Stated exercise ▸
Your task is to gather the lines below that hold the string "size".

Collected material ▸
★ ★ ★ ★ ★ ★ ★
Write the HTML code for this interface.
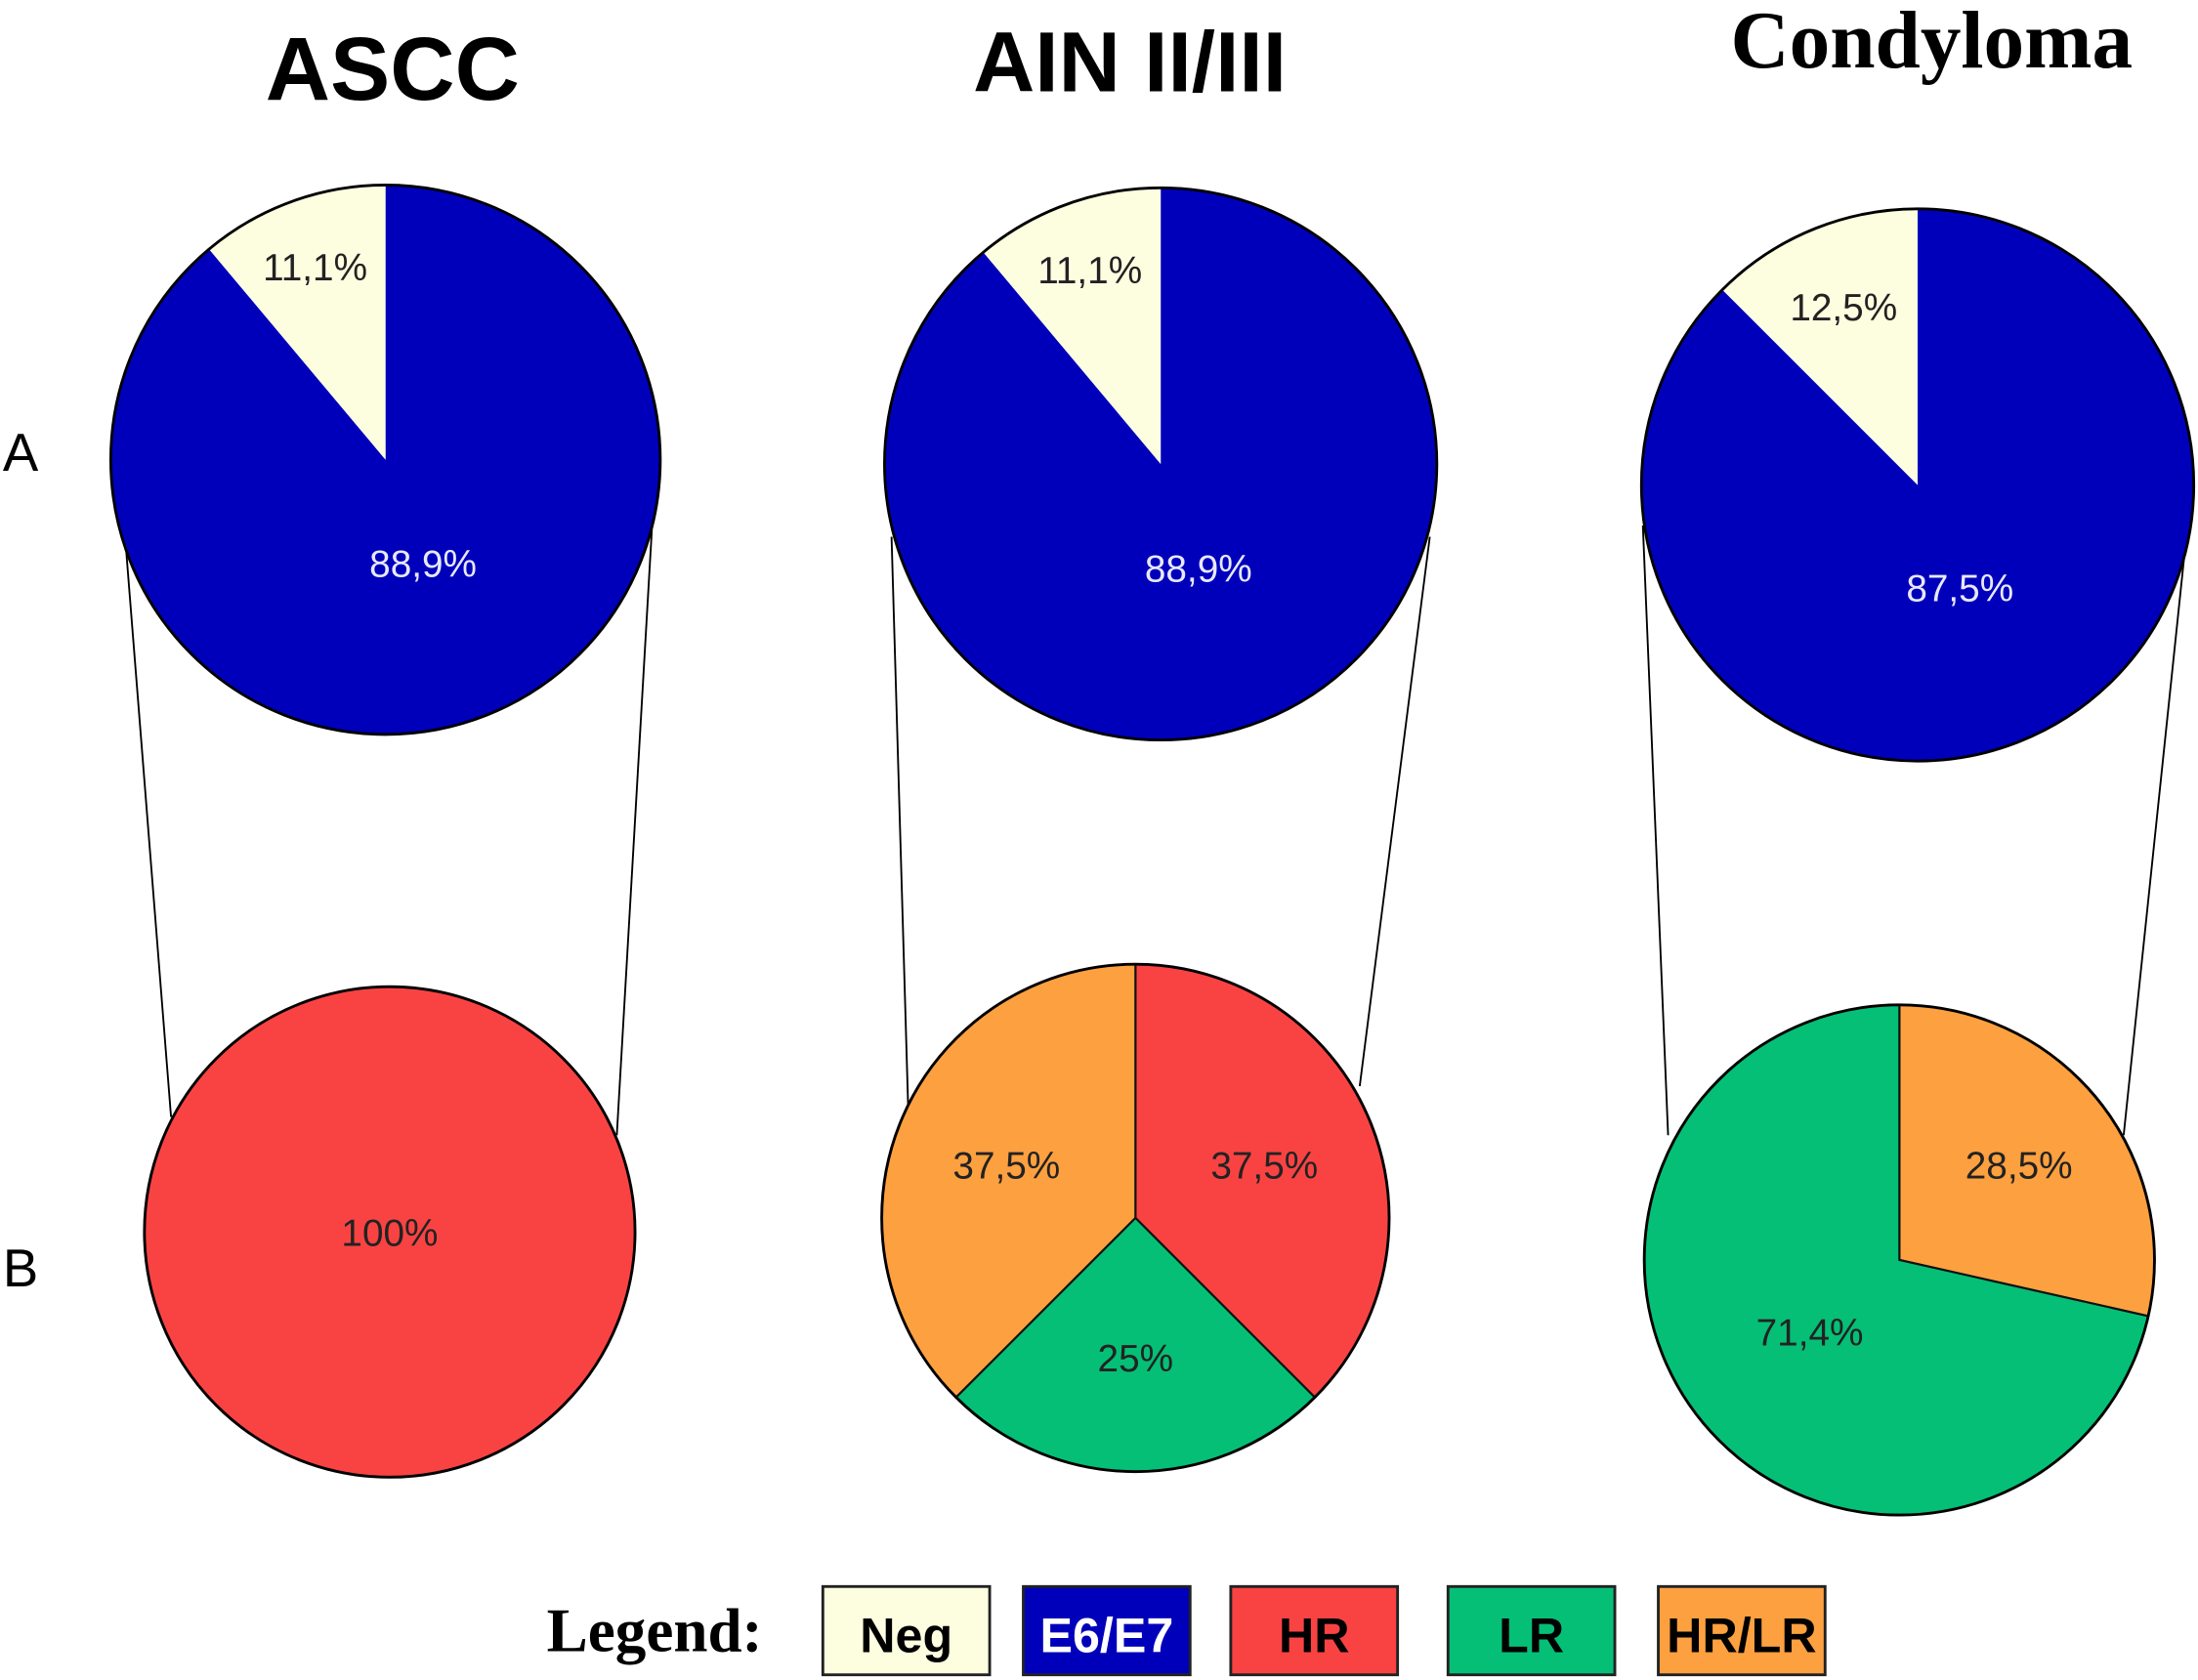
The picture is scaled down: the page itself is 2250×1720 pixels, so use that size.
<!DOCTYPE html>
<html><head><meta charset="utf-8"><style>
html,body{margin:0;padding:0;background:#fff;}
svg{display:block;}
</style></head><body>
<svg id="chart" width="2250" height="1720" viewBox="0 0 1568 1198.7" xmlns="http://www.w3.org/2000/svg">
<rect x="0" y="0" width="1568" height="1200" fill="#fff"/>
<text x="280" y="71" text-anchor="middle" font-family="Liberation Sans, sans-serif" font-weight="bold" font-size="64">ASCC</text>
<text x="806" y="65" text-anchor="middle" font-family="Liberation Sans, sans-serif" font-weight="bold" font-size="61">AIN II/III</text>
<text x="1378" y="48" text-anchor="middle" font-family="Liberation Serif, serif" font-weight="bold" font-size="58">Condyloma</text>
<text x="2" y="336" font-family="Liberation Sans, sans-serif" font-size="38">A</text>
<text x="2" y="918" font-family="Liberation Sans, sans-serif" font-size="38">B</text>
<g id="connectors" stroke="#000" stroke-width="1.3" fill="none"></g>
<g id="pies"></g>
<g id="legend">
<text x="390" y="1178" font-family="Liberation Serif, serif" font-weight="bold" font-size="44">Legend:</text>
</g>
</svg>
<script>
const categories = ["Neg", "E6/E7", "HR", "LR", "HR/LR"];
const colors = {"Neg":"#fdfde0","E6/E7":"#0000bb","HR":"#f94343","LR":"#05bf77","HR/LR":"#fda040"};
// pie slice values (percent), drawn clockwise from 12 o'clock
const pieA1Cats = ["E6/E7","Neg"]; const pieA1Vals = [88.9, 11.1];
const pieA2Cats = ["E6/E7","Neg"]; const pieA2Vals = [88.9, 11.1];
const pieA3Cats = ["E6/E7","Neg"]; const pieA3Vals = [87.5, 12.5];
const pieB1Cats = ["HR"]; const pieB1Vals = [100];
const pieB2Cats = ["HR","LR","HR/LR"]; const pieB2Vals = [37.5, 25, 37.5];
const pieB3Cats = ["HR/LR","LR"]; const pieB3Vals = [28.5, 71.4];
const pieA1Labels = ["88,9%","11,1%"];
const pieA2Labels = ["88,9%","11,1%"];
const pieA3Labels = ["87,5%","12,5%"];
const pieB1Labels = ["100%"];
const pieB2Labels = ["37,5%","25%","37,5%"];
const pieB3Labels = ["28,5%","71,4%"];

const NS = "http://www.w3.org/2000/svg";
const piesG = document.getElementById("pies");
const layout = [
  {name:"pie-a-ascc", cx:275, cy:328, r:196, kBig:0.4, kSmall:0.75, cats:pieA1Cats, vals:pieA1Vals, labels:pieA1Labels, white:["E6/E7"]},
  {name:"pie-a-ain", cx:828, cy:331, r:197, kBig:0.4, kSmall:0.75, cats:pieA2Cats, vals:pieA2Vals, labels:pieA2Labels, white:["E6/E7"]},
  {name:"pie-a-condyloma", cx:1368, cy:346, r:197, kBig:0.4, kSmall:0.7, cats:pieA3Cats, vals:pieA3Vals, labels:pieA3Labels, white:["E6/E7"]},
  {name:"pie-b-ascc", cx:278, cy:879, r:175, kBig:0, kSmall:0, cats:pieB1Cats, vals:pieB1Vals, labels:pieB1Labels, white:[]},
  {name:"pie-b-ain", cx:810, cy:869, r:181, kBig:0.55, kSmall:0.55, cats:pieB2Cats, vals:pieB2Vals, labels:pieB2Labels, white:[]},
  {name:"pie-b-condyloma", cx:1355, cy:899, r:182, kBig:0.45, kSmall:0.6, cats:pieB3Cats, vals:pieB3Vals, labels:pieB3Labels, white:[]}
];
function pt(cx, cy, r, a){ return [cx + r*Math.sin(a), cy - r*Math.cos(a)]; }
layout.forEach(p => {
  const g = document.createElementNS(NS, "g");
  
  
  const total = p.vals.reduce((s,v)=>s+v,0);
  let a = 0;
  p.vals.forEach((v,i) => {
    const frac = v/total;
    const a0 = a, a1 = a + frac*2*Math.PI;
    a = a1;
    let el;
    if (frac >= 0.9999) {
      el = document.createElementNS(NS, "circle");
      el.setAttribute("cx", p.cx); el.setAttribute("cy", p.cy); el.setAttribute("r", p.r);
    } else {
      const [x0,y0] = pt(p.cx,p.cy,p.r,a0), [x1,y1] = pt(p.cx,p.cy,p.r,a1);
      el = document.createElementNS(NS, "path");
      el.setAttribute("d", `M${p.cx},${p.cy} L${x0},${y0} A${p.r},${p.r} 0 ${frac>0.5?1:0} 1 ${x1},${y1} Z`);
    }
    
    
    el.setAttribute("fill", colors[p.cats[i]]);
    el.setAttribute("stroke", p.cats[i]==="E6/E7" || p.cats[i]==="Neg" ? "none" : "#111");
    el.setAttribute("stroke-width", "1.5");
    g.appendChild(el);
    const mid = (a0+a1)/2;
    const k = frac >= 0.9999 ? 0 : (frac > 0.5 ? p.kBig : p.kSmall);
    const [lx,ly] = pt(p.cx,p.cy,p.r*k,mid);
    const t = document.createElementNS(NS, "text");
    
    
    t.setAttribute("x", lx); t.setAttribute("y", ly + 10);
    t.setAttribute("text-anchor", "middle");
    t.setAttribute("font-family", "Liberation Sans, sans-serif");
    t.setAttribute("font-size", "27");
    t.setAttribute("fill", p.white.includes(p.cats[i]) ? "#e8e8ff" : "#222");
    t.textContent = p.labels[i];
    g.appendChild(t);
  });
  const outline = document.createElementNS(NS, "circle");
  
  
  outline.setAttribute("cx", p.cx); outline.setAttribute("cy", p.cy); outline.setAttribute("r", p.r);
  outline.setAttribute("fill", "none"); outline.setAttribute("stroke", "#000"); outline.setAttribute("stroke-width", "2");
  g.appendChild(outline);
  piesG.appendChild(g);
});
const conn = document.getElementById("connectors");
[[90,393,122,797],[465,378,440,810],[636,383,648,795],[1020,383,970,775],[1172,375,1190,810],[1560,380,1515,810]].forEach(c => {
  const l = document.createElementNS(NS, "line");
  
  
  l.setAttribute("x1", c[0]); l.setAttribute("y1", c[1]); l.setAttribute("x2", c[2]); l.setAttribute("y2", c[3]);
  conn.appendChild(l);
});
const leg = document.getElementById("legend");
const boxX = [587, 730, 878, 1033, 1183];
categories.forEach((c,i) => {
  const r = document.createElementNS(NS, "rect");
  
  
  r.setAttribute("x", boxX[i]); r.setAttribute("y", 1132); r.setAttribute("width", 119); r.setAttribute("height", 63);
  r.setAttribute("fill", colors[c]); r.setAttribute("stroke", "#222"); r.setAttribute("stroke-width", "2");
  leg.appendChild(r);
  const t = document.createElementNS(NS, "text");
  
  
  t.setAttribute("x", boxX[i] + 59.5); t.setAttribute("y", 1179);
  t.setAttribute("text-anchor", "middle");
  t.setAttribute("font-family", "Liberation Sans, sans-serif");
  t.setAttribute("font-weight", "bold");
  t.setAttribute("font-size", "35");
  t.setAttribute("fill", c==="E6/E7" ? "#fff" : "#000");
  t.textContent = c;
  leg.appendChild(t);
});
</script>
</body></html>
★ ★ ★ ★ ★ ★ ★
Response to this exercise ▸
The picture is scaled down: the page itself is 2250×1720 pixels, so use that size.
<text x="280" y="71" text-anchor="middle" font-family="Liberation Sans, sans-serif" font-weight="bold" font-size="64">ASCC</text>
<text x="806" y="65" text-anchor="middle" font-family="Liberation Sans, sans-serif" font-weight="bold" font-size="61">AIN II/III</text>
<text x="1378" y="48" text-anchor="middle" font-family="Liberation Serif, serif" font-weight="bold" font-size="58">Condyloma</text>
<text x="2" y="336" font-family="Liberation Sans, sans-serif" font-size="38">A</text>
<text x="2" y="918" font-family="Liberation Sans, sans-serif" font-size="38">B</text>
<text x="390" y="1178" font-family="Liberation Serif, serif" font-weight="bold" font-size="44">Legend:</text>
    t.setAttribute("font-size", "27");
  t.setAttribute("font-size", "35");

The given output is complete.